= Maurice Berkeley (1599–1654) =

English politician

Sir Maurice Berkeley (1599–1654) was an English politician who sat in the House of Commons at various times between 1621 and 1626. He supported the Royalist cause in the English Civil War.

==Life==
Berkeley was the son of Richard Berkeley of Stoke Gifford and Rendcomb, who had represented Gloucestershire in the parliament of 1614.

In 1621, Berkeley was elected Member of Parliament for Gloucestershire. He was knighted on 11 September 1621 at Whitehall. He was re-elected MP for Gloucestershire at by-elections in 1624 and 1625 and was elected MP for Great Bedwyn in 1626.

Berkeley supported King Charles I in the Civil War, arguing later that he was forced to do so and to sign warrants for raising money because of his proximity to Bristol. On 26 January 1647, he begged to compound for delinquency and was set a fine of £1,030 on 25 March. He was assessed at £700 on 13 June 1649 and was given an order for his discharge on payment of £330 on 1 August 1649. He was given a similar order on payment of £60 on 5 December 1651 and was charged an additional fine on 30 January 1652 and given an order for his discharge on payment of £125.

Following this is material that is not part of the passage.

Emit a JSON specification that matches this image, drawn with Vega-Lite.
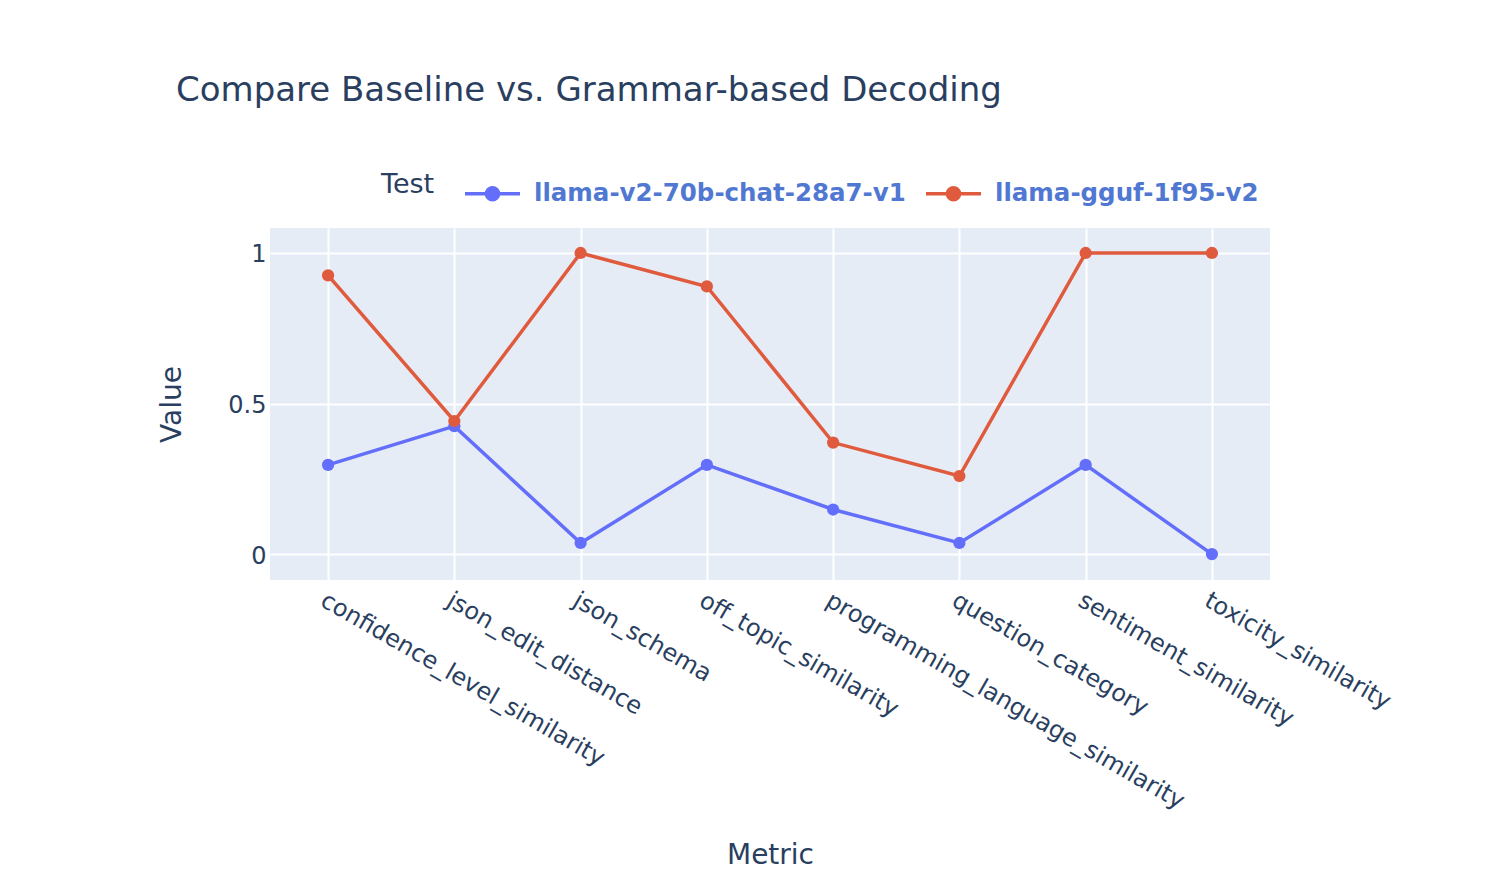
{
  "$schema": "https://vega.github.io/schema/vega-lite/v6.json",
  "autosize": {"type": "none"},
  "width": 1000,
  "height": 352,
  "padding": {"left": 270, "top": 228, "right": 240, "bottom": 294},
  "background": "white",
  "title": {
    "text": "Compare Baseline vs. Grammar-based Decoding",
    "anchor": "start",
    "frame": "group",
    "dx": -94,
    "offset": 29,
    "baseline": "alphabetic",
    "font": "DejaVu Sans",
    "fontSize": 34,
    "fontWeight": "normal",
    "color": "#2a3f5f"
  },
  "data": {
    "values": [
      {"Metric": "confidence_level_similarity", "Test": "llama-v2-70b-chat-28a7-v1", "Value": 0.2963},
      {"Metric": "json_edit_distance", "Test": "llama-v2-70b-chat-28a7-v1", "Value": 0.425},
      {"Metric": "json_schema", "Test": "llama-v2-70b-chat-28a7-v1", "Value": 0.037},
      {"Metric": "off_topic_similarity", "Test": "llama-v2-70b-chat-28a7-v1", "Value": 0.2963},
      {"Metric": "programming_language_similarity", "Test": "llama-v2-70b-chat-28a7-v1", "Value": 0.1481},
      {"Metric": "question_category", "Test": "llama-v2-70b-chat-28a7-v1", "Value": 0.037},
      {"Metric": "sentiment_similarity", "Test": "llama-v2-70b-chat-28a7-v1", "Value": 0.2963},
      {"Metric": "toxicity_similarity", "Test": "llama-v2-70b-chat-28a7-v1", "Value": 0},
      {"Metric": "confidence_level_similarity", "Test": "llama-gguf-1f95-v2", "Value": 0.9259},
      {"Metric": "json_edit_distance", "Test": "llama-gguf-1f95-v2", "Value": 0.442},
      {"Metric": "json_schema", "Test": "llama-gguf-1f95-v2", "Value": 1},
      {"Metric": "off_topic_similarity", "Test": "llama-gguf-1f95-v2", "Value": 0.8889},
      {"Metric": "programming_language_similarity", "Test": "llama-gguf-1f95-v2", "Value": 0.3704},
      {"Metric": "question_category", "Test": "llama-gguf-1f95-v2", "Value": 0.2593},
      {"Metric": "sentiment_similarity", "Test": "llama-gguf-1f95-v2", "Value": 1},
      {"Metric": "toxicity_similarity", "Test": "llama-gguf-1f95-v2", "Value": 1}
    ]
  },
  "encoding": {
    "x": {
      "field": "Metric",
      "type": "nominal",
      "sort": null,
      "scale": {"type": "point", "padding": 0.46},
      "axis": {
        "title": "Metric",
        "labelAngle": 30,
        "labelAlign": "left",
        "labelBaseline": "top",
        "labelPadding": 8,
        "labelFontSize": 24,
        "labelLimit": 0,
        "labelColor": "#2a3f5f",
        "labelFont": "DejaVu Sans",
        "titleFont": "DejaVu Sans",
        "titleFontSize": 28,
        "titleFontWeight": "normal",
        "titleColor": "#2a3f5f",
        "titleX": 500,
        "titleY": 283,
        "titleBaseline": "alphabetic",
        "titleAlign": "center",
        "ticks": false,
        "domain": false,
        "grid": true,
        "gridColor": "white",
        "gridWidth": 2,
        "labelOverlap": false
      }
    },
    "y": {
      "field": "Value",
      "type": "quantitative",
      "scale": {"domain": [-0.086, 1.083], "nice": false, "zero": false},
      "axis": {
        "title": "Value",
        "values": [0, 0.5, 1],
        "format": "~g",
        "labelFontSize": 24,
        "labelColor": "#2a3f5f",
        "labelFont": "DejaVu Sans",
        "labelPadding": 4,
        "labelBaseline": "middle",
        "labelOffset": 2,
        "titleFont": "DejaVu Sans",
        "titleFontSize": 28,
        "titleFontWeight": "normal",
        "titleColor": "#2a3f5f",
        "titleX": -98,
        "titleY": 176,
        "titleAngle": -90,
        "titleAlign": "center",
        "titleBaseline": "middle",
        "ticks": false,
        "domain": false,
        "grid": true,
        "gridColor": "white",
        "gridWidth": 2
      }
    },
    "color": {
      "field": "Test",
      "type": "nominal",
      "sort": ["llama-v2-70b-chat-28a7-v1", "llama-gguf-1f95-v2"],
      "scale": {"domain": ["llama-v2-70b-chat-28a7-v1", "llama-gguf-1f95-v2"], "range": ["#636efa", "#e05a3d"]},
      "legend": {
        "title": "Test",
        "orient": "none",
        "legendX": 111,
        "legendY": -64,
        "direction": "horizontal",
        "titleOrient": "left",
        "titleAnchor": "middle",
        "titleFont": "DejaVu Sans",
        "titleFontSize": 27,
        "titleFontWeight": "normal",
        "titleColor": "#2a3f5f",
        "titlePadding": 28,
        "titleBaseline": "middle",
        "labelFont": "DejaVu Sans",
        "labelFontSize": 24.5,
        "labelFontWeight": "bold",
        "labelColor": "#5078d2",
        "labelLimit": 0,
        "labelOffset": 12,
        "columnPadding": 13,
        "symbolType": "M-1,0H1M-0.22,0A0.22,0.22 0 1,1 0.22,0A0.22,0.22 0 1,1 -0.22,0Z",
        "symbolSize": 3025,
        "symbolStrokeWidth": 3.5,
        "symbolFillColor": null
      }
    }
  },
  "layer": [
    {"mark": {"type": "line", "strokeWidth": 3.5}},
    {"mark": {"type": "point", "filled": true, "size": 150, "opacity": 1}}
  ],
  "config": {
    "view": {"fill": "#E5ECF6", "stroke": null},
    "axis": {"zindex": 0}
  }
}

Berkeley died in 1654 and was buried at Stoke Gifford on 3 January 1655.

==Family==
In 1622 Berkeley married Elizabeth (d. 1623), daughter of Sir Edward Coke of Stoke Poges and Elizabeth Hatton. They had a daughter Frances, on whose behalf her father later petitioned Charles I complaining that Lady Purbeck and her husband had received a more generous marriage settlement than her sister.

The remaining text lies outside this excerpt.